Perfect plant combinations

This is the time of the year when I see and enjoy plant combinations in other people’s gardens, as well as my own, and in hanging baskets and plantings in the town and cities.

Photo: Hot red dahlia combines well with yellow of Rudbeckia fulgens and bidens.

Some plants just go together so well, like the proverbial horse and carriage. They seem to be just made to be in combination. Most great partnerships in the plant world depend on colour schemes, shape of plants and timing as well as similar needs.

I like to have a mix of tall, rather ethereal plants that seem to float in the air, high above their bases on tall stems; then I place frothier plants that seem to fill the space in between, in and around them. The combinations in my garden may not all be perfect, but they give me pleasure!

Alchemilla mollis or Lady’s Mantle is one of my all-time favourite frothy plants.

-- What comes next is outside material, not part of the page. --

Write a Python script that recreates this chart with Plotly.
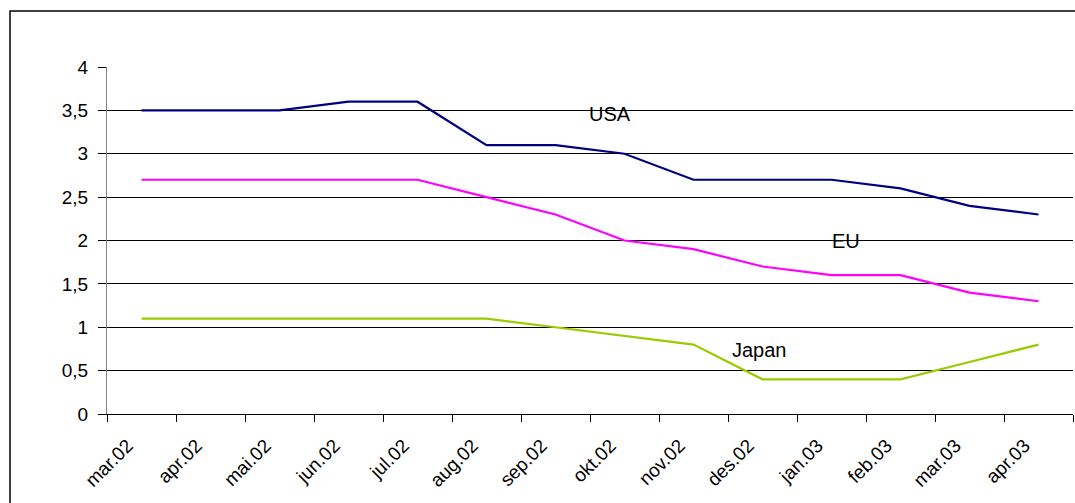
import plotly.graph_objects as go

months = ["mar.02", "apr.02", "mai.02", "jun.02", "jul.02", "aug.02", "sep.02",
          "okt.02", "nov.02", "des.02", "jan.03", "feb.03", "mar.03", "apr.03"]
usa = [3.5, 3.5, 3.5, 3.6, 3.6, 3.1, 3.1, 3.0, 2.7, 2.7, 2.7, 2.6, 2.4, 2.3]
eu = [2.7, 2.7, 2.7, 2.7, 2.7, 2.5, 2.3, 2.0, 1.9, 1.7, 1.6, 1.6, 1.4, 1.3]
japan = [1.1, 1.1, 1.1, 1.1, 1.1, 1.1, 1.0, 0.9, 0.8, 0.4, 0.4, 0.4, 0.6, 0.8]

FONT = "Liberation Sans, Arial, sans-serif"

fig = go.Figure()
fig.add_trace(go.Scatter(x=months, y=usa, mode="lines", name="USA",
                         line=dict(color="#000080", width=2.2)))
fig.add_trace(go.Scatter(x=months, y=eu, mode="lines", name="EU",
                         line=dict(color="#FF00FF", width=2.2)))
fig.add_trace(go.Scatter(x=months, y=japan, mode="lines", name="Japan",
                         line=dict(color="#99CC00", width=2.2)))

for txt, xi, yi in [("USA", 6.79, 3.46), ("EU", 10.21, 1.99), ("Japan", 8.96, 0.74)]:
    fig.add_annotation(x=xi, y=yi, xref="x", yref="y", text=txt, showarrow=False,
                       font=dict(family=FONT, size=20, color="black"))

# outer chart border
fig.add_shape(type="rect", xref="paper", yref="paper",
              x0=-0.1004, x1=1.2, y0=-0.6, y1=1.1614,
              line=dict(color="black", width=1.5), layer="below")

fig.update_layout(
    width=1075, height=503,
    margin=dict(l=107, r=2, t=67, b=89),
    paper_bgcolor="white", plot_bgcolor="white",
    showlegend=False,
    separators=",.",
    font=dict(family=FONT, size=18, color="black"),
)
fig.update_xaxes(type="category", range=[-0.5, 13.5], tickson="boundaries",
                 showgrid=False, showline=True, linecolor="black", linewidth=1,
                 ticks="outside", ticklen=7, tickcolor="black", tickangle=-45,
                 ticklabelstandoff=12, ticklabelshift=-14,
                 tickfont=dict(family=FONT, size=19, color="black"))
fig.update_yaxes(range=[0, 4], dtick=0.5, showgrid=True, gridcolor="black", gridwidth=1,
                 showline=True, linecolor="#808080", linewidth=1,
                 ticks="outside", ticklen=8, tickcolor="black", zeroline=False,
                 ticklabelstandoff=6,
                 tickfont=dict(family=FONT, size=19, color="black"))

fig.write_html("out.html")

It is only frothy, though, when it is in flower in summer, with its citrine-lemon flowers on long stems. Its foliage is good too, as it is a fresh, almost apple-green colour and individual leaves hold the dew. A few days ago I bought a bunch of alchemilla flowers combined with a deep, dark burgundy-coloured dahlia. It made me think that they would make a good partnership in the garden too.

 

   
 

Photo: Roadside stall purchase of a bunch of alchemilla flowers combined with a deep-purple dahlia.

 

Photo: The grass, Stipa tenuissima, is a good background for many plants including this dark-flowered dahlia.

One of my favourite combinations in the garden at the moment is the late summer-flowering Salvia bethelii ‘Involucrata’ with elongated bright pink flowers, and Echinacea. They both flower at above 45cm, the salvia with arching stems and the Echinacea on ram-rod straight stems. Their colours work well, they both enjoy full sun, and the soft fronds of the grass Stipa tenuissima makes a good foil for them both.

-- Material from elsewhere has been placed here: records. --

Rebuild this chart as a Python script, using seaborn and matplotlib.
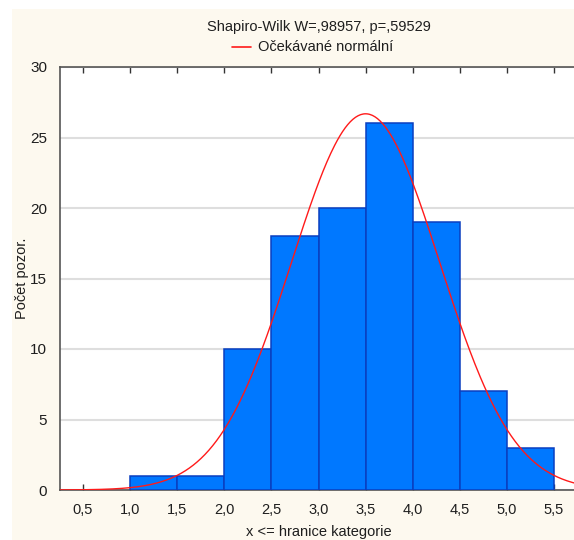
import numpy as np
import pandas as pd
import matplotlib
matplotlib.use("Agg")
import matplotlib.pyplot as plt
import seaborn as sns

# Histogram bins (upper bounds "x <= hranice") and observed counts
bin_edges = [1.0, 1.5, 2.0, 2.5, 3.0, 3.5, 4.0, 4.5, 5.0, 5.5]
counts = [1, 1, 10, 18, 20, 26, 19, 7, 3]
x_ticks = [0.5, 1.0, 1.5, 2.0, 2.5, 3.0, 3.5, 4.0, 4.5, 5.0, 5.5]
y_ticks = [0, 5, 10, 15, 20, 25, 30]

# Fitted normal parameters for the expected curve
fit_mean = 3.50
fit_sd = 0.785

title = "Shapiro-Wilk W=,98957, p=,59529"
legend_label = "Očekávané normální"
x_label = "x <= hranice kategorie"
y_label = "Počet pozor."

sns.set_theme(style="white")
plt.rcParams["font.family"] = ["Liberation Sans", "DejaVu Sans"]
FS = 10.5
TXT = "#1e1e1e"

W, H = 574, 540
fig = plt.figure(figsize=(W / 100, H / 100), dpi=100, facecolor="white")

# cream panel behind the chart
bg = fig.add_axes([12 / W, 0, 1 - 12 / W, 1 - 9 / H], zorder=-5)
bg.set_facecolor("#fdf9ef")
bg.set_xticks([])
bg.set_yticks([])
for s in bg.spines.values():
    s.set_visible(False)

left, right, top, bottom = 59.5, 577.5, 67, 490
ax = fig.add_axes([left / W, 1 - bottom / H, (right - left) / W, (bottom - top) / H], zorder=1)
ax.set_facecolor("white")

centers = [(a + b) / 2 for a, b in zip(bin_edges[:-1], bin_edges[1:])]
df = pd.DataFrame({"x": centers, "n": counts})
sns.histplot(data=df, x="x", weights="n", bins=bin_edges, ax=ax,
             color="#0078ff", edgecolor="#0a3fc0", linewidth=1.1, alpha=1, zorder=3)

# expected normal frequencies for bin width 0.5
bw = bin_edges[1] - bin_edges[0]
total = sum(counts)
xs = np.linspace(0.25, 5.75, 400)
ys = total * bw * np.exp(-0.5 * ((xs - fit_mean) / fit_sd) ** 2) / (fit_sd * np.sqrt(2 * np.pi))
sns.lineplot(x=xs, y=ys, ax=ax, color="#ff1a1a", linewidth=1.0, zorder=4)

ax.set_xlim(0.25, 5.75)
ax.set_ylim(0, 30)
ax.set_xticks(x_ticks)
ax.set_xticklabels([f"{v:.1f}".replace(".", ",") for v in x_ticks], fontsize=FS, color=TXT)
ax.set_yticks(y_ticks)
ax.set_yticklabels([str(v) for v in y_ticks], fontsize=FS + 0.5, color=TXT)
ax.tick_params(axis="x", direction="in", length=4, width=1, color="#333333",
               top=True, bottom=True, pad=9)
ax.tick_params(axis="y", length=0, pad=9)
ax.yaxis.grid(True, color="#dedede", linewidth=1.5, zorder=0)
ax.set_axisbelow(True)

for s in ["left", "bottom", "top"]:
    ax.spines[s].set_color("#555555")
    ax.spines[s].set_linewidth(1.2)
ax.spines["right"].set_visible(False)

ax.set_xlabel(x_label, fontsize=FS, color=TXT)
ax.set_ylabel(y_label, fontsize=FS, color=TXT)
ax.xaxis.set_label_coords(((left + right) / 2 - left) / (right - left), -(532 - bottom) / (bottom - top))
ax.xaxis.label.set_va("center")
ax.yaxis.set_label_coords(-(left - 22.5) / (right - left), 0.5)
ax.yaxis.label.set_va("center")

cx = ((left + right) / 2) / W
fig.text(cx, 1 - 27 / H, title, ha="center", va="center", fontsize=FS, color=TXT)
fig.lines.append(plt.Line2D([232 / W, 251 / W], [1 - 47 / H, 1 - 47 / H],
                            transform=fig.transFigure, color="#ff1a1a", linewidth=1.2))
fig.text(258 / W, 1 - 47 / H, legend_label, ha="left", va="center", fontsize=FS, color=TXT)

fig.savefig("out.png", dpi=100, facecolor=fig.get_facecolor())
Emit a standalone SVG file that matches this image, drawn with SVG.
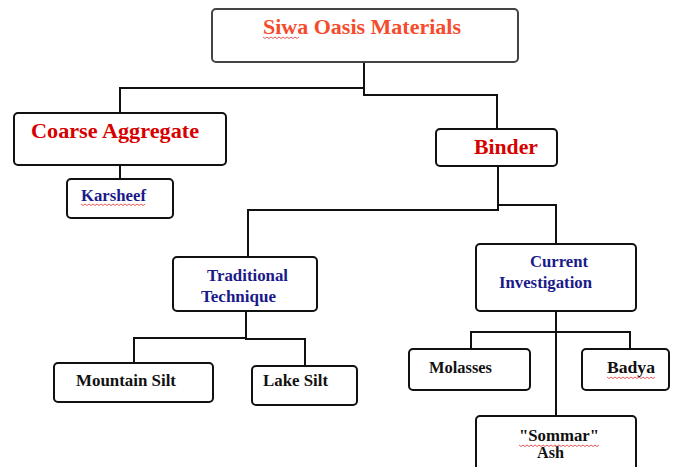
<svg xmlns="http://www.w3.org/2000/svg" width="677" height="467" viewBox="0 0 677 467">
<style>
.box{fill:#fff;stroke:#111;stroke-width:2}
.top{stroke:#444}
.t{font-family:"Liberation Serif","Times New Roman",serif;font-weight:bold}
.red{fill:#d60000;font-size:22px}
.org{fill:#f64b2c;font-size:22px}
.navy{fill:#1a1a8a;font-size:16px}
.blk{fill:#111;font-size:16px}
.conn{fill:none;stroke:#111;stroke-width:2}
.sq{fill:none;stroke:#e03030;stroke-width:0.8}
</style>
<rect width="677" height="467" fill="#fff"/>
<g id="connectors">
<polyline class="conn" points="364,62 364,88 120,88 120,113"/>
<polyline class="conn" points="364,88 364,95 497,95 497,129"/>
<line class="conn" x1="120" y1="165" x2="120" y2="179"/>
<polyline class="conn" points="498,166 498,210 248,210 248,257"/>
<polyline class="conn" points="498,205 556,205 556,244"/>
<polyline class="conn" points="246,311 246,338 134,338 134,363"/>
<polyline class="conn" points="246,338 246,339 305,339 305,366"/>
<line class="conn" x1="556" y1="311" x2="556" y2="416"/>
<polyline class="conn" points="471,349 471,332 630,332 630,349"/>
</g>
<g id="siwa">
<rect class="box top" x="212" y="9" width="306" height="53" rx="4"/>
<text class="t org" x="263" y="34" textLength="198" lengthAdjust="spacingAndGlyphs">Siwa Oasis Materials</text>
<path class="sq" d="M263,37 l2,1.5 l2,-1.5 l2,1.5 l2,-1.5 l2,1.5 l2,-1.5 l2,1.5 l2,-1.5 l2,1.5 l2,-1.5 l2,1.5 l2,-1.5 l2,1.5 l2,-1.5 l2,1.5 l2,-1.5 l2,1.5 l2,-1.5"/>
</g>
<g id="coarse">
<rect class="box" x="14" y="113" width="212" height="52" rx="4"/>
<text class="t red" x="31" y="138" textLength="168" lengthAdjust="spacingAndGlyphs">Coarse Aggregate</text>
</g>
<g id="karsheef">
<rect class="box" x="67" y="179" width="106" height="39" rx="4"/>
<text class="t navy" x="81" y="201" textLength="65" lengthAdjust="spacingAndGlyphs">Karsheef</text>
<path class="sq" d="M81,204 l2,1.5 l2,-1.5 l2,1.5 l2,-1.5 l2,1.5 l2,-1.5 l2,1.5 l2,-1.5 l2,1.5 l2,-1.5 l2,1.5 l2,-1.5 l2,1.5 l2,-1.5 l2,1.5 l2,-1.5 l2,1.5 l2,-1.5 l2,1.5 l2,-1.5 l2,1.5 l2,-1.5 l2,1.5 l2,-1.5 l2,1.5 l2,-1.5 l2,1.5 l2,-1.5 l2,1.5 l2,-1.5 l2,1.5 l2,-1.5"/>
</g>
<g id="binder">
<rect class="box" x="436" y="129" width="121" height="37" rx="4"/>
<text class="t red" x="474" y="154" textLength="64" lengthAdjust="spacingAndGlyphs">Binder</text>
</g>
<g id="traditional">
<rect class="box" x="173" y="257" width="144" height="54" rx="4"/>
<text class="t navy" x="207" y="281" textLength="81" lengthAdjust="spacingAndGlyphs">Traditional</text>
<text class="t navy" x="201" y="302" textLength="75" lengthAdjust="spacingAndGlyphs">Technique</text>
</g>
<g id="current">
<rect class="box" x="476" y="244" width="160" height="67" rx="4"/>
<text class="t navy" x="530" y="267" textLength="58" lengthAdjust="spacingAndGlyphs">Current</text>
<text class="t navy" x="499" y="288" textLength="93" lengthAdjust="spacingAndGlyphs">Investigation</text>
</g>
<g id="mountain">
<rect class="box" x="54" y="363" width="159" height="39" rx="4"/>
<text class="t blk" x="76" y="386" textLength="100" lengthAdjust="spacingAndGlyphs">Mountain Silt</text>
</g>
<g id="lake">
<rect class="box" x="252" y="366" width="105" height="39" rx="4"/>
<text class="t blk" x="263" y="386" textLength="65" lengthAdjust="spacingAndGlyphs">Lake Silt</text>
</g>
<g id="molasses">
<rect class="box" x="409" y="349" width="121" height="41" rx="4"/>
<text class="t blk" x="429" y="373" textLength="63" lengthAdjust="spacingAndGlyphs">Molasses</text>
</g>
<g id="badya">
<rect class="box" x="582" y="349" width="87" height="41" rx="4"/>
<text class="t blk" x="607" y="373" textLength="48" lengthAdjust="spacingAndGlyphs">Badya</text>
<path class="sq" d="M607,377 l2,1.5 l2,-1.5 l2,1.5 l2,-1.5 l2,1.5 l2,-1.5 l2,1.5 l2,-1.5 l2,1.5 l2,-1.5 l2,1.5 l2,-1.5 l2,1.5 l2,-1.5 l2,1.5 l2,-1.5 l2,1.5 l2,-1.5 l2,1.5 l2,-1.5 l2,1.5 l2,-1.5 l2,1.5 l2,-1.5"/>
</g>
<g id="sommar">
<rect class="box" x="476" y="416" width="160" height="60" rx="4"/>
<text class="t blk" x="519" y="441" textLength="80" lengthAdjust="spacingAndGlyphs">"Sommar"</text>
<text class="t blk" x="537" y="458" textLength="27" lengthAdjust="spacingAndGlyphs">Ash</text>
<path class="sq" d="M519,445 l2,1.5 l2,-1.5 l2,1.5 l2,-1.5 l2,1.5 l2,-1.5 l2,1.5 l2,-1.5 l2,1.5 l2,-1.5 l2,1.5 l2,-1.5 l2,1.5 l2,-1.5 l2,1.5 l2,-1.5 l2,1.5 l2,-1.5 l2,1.5 l2,-1.5 l2,1.5 l2,-1.5 l2,1.5 l2,-1.5 l2,1.5 l2,-1.5 l2,1.5 l2,-1.5 l2,1.5 l2,-1.5 l2,1.5 l2,-1.5 l2,1.5 l2,-1.5 l2,1.5 l2,-1.5 l2,1.5 l2,-1.5 l2,1.5 l2,-1.5"/>
</g>
</svg>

The grass, though, has got a bit big for the space and I have plans to lift it and divide it, to give the other plants a bit more air and light.

 

Photo: Salvia bethelii ‘Involucrata’ and Echinacea magnus are made to match.

 

Photo: Echinacea also looks good with Scabious atropurpurea ‘Ace of Spades’

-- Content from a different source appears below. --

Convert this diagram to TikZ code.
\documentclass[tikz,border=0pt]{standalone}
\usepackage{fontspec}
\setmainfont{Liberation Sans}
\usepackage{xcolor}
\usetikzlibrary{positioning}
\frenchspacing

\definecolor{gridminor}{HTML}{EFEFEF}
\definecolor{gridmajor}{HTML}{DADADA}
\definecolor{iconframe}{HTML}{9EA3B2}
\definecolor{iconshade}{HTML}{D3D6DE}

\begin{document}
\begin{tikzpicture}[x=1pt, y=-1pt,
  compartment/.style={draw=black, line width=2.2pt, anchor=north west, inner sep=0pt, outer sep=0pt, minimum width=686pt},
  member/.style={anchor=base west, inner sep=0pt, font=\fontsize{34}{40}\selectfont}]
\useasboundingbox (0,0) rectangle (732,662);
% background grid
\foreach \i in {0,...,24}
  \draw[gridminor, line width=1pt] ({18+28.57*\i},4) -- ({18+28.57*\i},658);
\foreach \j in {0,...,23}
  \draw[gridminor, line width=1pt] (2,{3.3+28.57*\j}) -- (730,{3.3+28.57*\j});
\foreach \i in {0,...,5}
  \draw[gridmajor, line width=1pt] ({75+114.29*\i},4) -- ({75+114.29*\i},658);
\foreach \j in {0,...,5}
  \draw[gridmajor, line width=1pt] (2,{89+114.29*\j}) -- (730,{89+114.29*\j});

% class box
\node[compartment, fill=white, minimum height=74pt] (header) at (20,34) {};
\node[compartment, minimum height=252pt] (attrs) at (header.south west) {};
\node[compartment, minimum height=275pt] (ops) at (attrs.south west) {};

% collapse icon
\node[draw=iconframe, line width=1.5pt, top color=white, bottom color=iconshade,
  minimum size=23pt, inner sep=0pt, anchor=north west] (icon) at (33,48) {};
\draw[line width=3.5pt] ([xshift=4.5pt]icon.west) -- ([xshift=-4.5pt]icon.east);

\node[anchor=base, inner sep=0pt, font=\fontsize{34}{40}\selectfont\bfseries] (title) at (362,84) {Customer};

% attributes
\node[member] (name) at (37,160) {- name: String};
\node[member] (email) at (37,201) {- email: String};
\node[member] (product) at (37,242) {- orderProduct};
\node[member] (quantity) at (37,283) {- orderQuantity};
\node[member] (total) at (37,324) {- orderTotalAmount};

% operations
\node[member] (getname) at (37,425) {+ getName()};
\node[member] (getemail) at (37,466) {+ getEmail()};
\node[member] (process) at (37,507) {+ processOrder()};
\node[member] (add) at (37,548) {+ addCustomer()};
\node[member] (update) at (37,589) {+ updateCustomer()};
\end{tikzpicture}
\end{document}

Verbena bonariensis is the plant that you see everywhere in combinations as it is one of those high-flying plants. I have some of the tallest specimens of this at the moment, growing to about 2metres in height, as well as a lower-growing Verbena ‘Lollipop’. This goes well with the Eryngium ‘Jos Eyking’ and the two seem to support eachother.

   
 

Photo: A relatively low-growing Verbena ‘Lollipop’ with keeps company with Eryngium ‘Jos Eyking’.

 

Photo: Frothy plants make a good mass of colour. Here Ammi majus floats between two plants with lemon-yellow flowers and foliage and seems to hold them in suspension.

I have started to enjoy white flowers in the garden. Seedlings of Ammi majus, sown earlier in the year, have grown into a good show of white flowerheads and they offer a light foil to two of my favourite yellows. The yellow flowers of Patrinia scabiosifolia and the golden foliage of Agastache foeniculum ‘Golden Jubilee’ are cooled by the white flowers.

The Royal Horticultural Society published the revised and expanded Encyclopedia of Planting Combinations (978 1 84533 682 0, £25, Mitchell Beazley) earlier this year. It offers 4,000 achievable combinations… so a wealth of choice. This is a fountain of all knowledge and has given me food for thought about some of my plant partnerships.